In an unscientific online poll conducted early in the primaries by Relevant Magazine, a publication aimed at college-aged Christians, 28.7 percent of respondents to the question "Who would Jesus vote for?" picked Obama, 4 percent more than preacher and former Republican Gov. Mike Huckabee of Arkansas, and nearly five times as many votes than John McCain received.
Many young evangelicals are drawn to Obama because he is willing to discuss openly his own faith, something McCain rarely does.
"There has been a great deal of criticism for Obama's former pastor Jeremiah Wright. But there is no talk of McCain's pastor, because he doesn't have one. He simply is not a religious person in the way many evangelicals want their president to be. McCain represents a good secular person.
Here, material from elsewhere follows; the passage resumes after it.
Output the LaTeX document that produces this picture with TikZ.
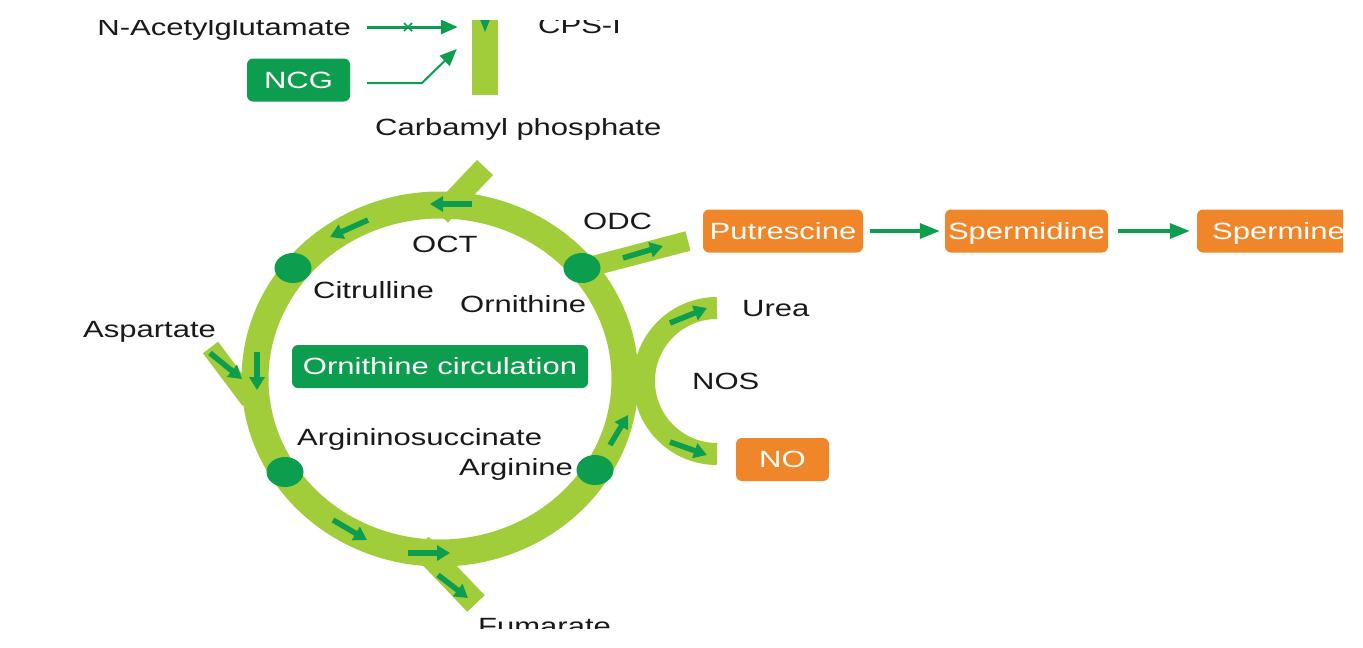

They regard him highly, but they don't see him as a person of faith," he said.
Obama's campaign is leading the initiative, but a number of community-based and college-based groups have worked to raise grass-roots support.
The recently created Matthew 25 Network is a public action committee set up to encourage Christians to vote Democratic.
"There was a real desire and interest for a place that's appropriate for Christians to talk about faith and share the values in Chapter 25 of the Book of Matthew in which Jesus calls on us to care for the least among us," said Mara Vanderslice, the PAC's founder, who did similar outreach for the Kerry campaign in 2004.
"Americans see the price of gas going above $4, they're losing their jobs, their children are going overseas to fight and when they bow their heads, those are the issues -- not abortion or gay marriage – that they're really praying about."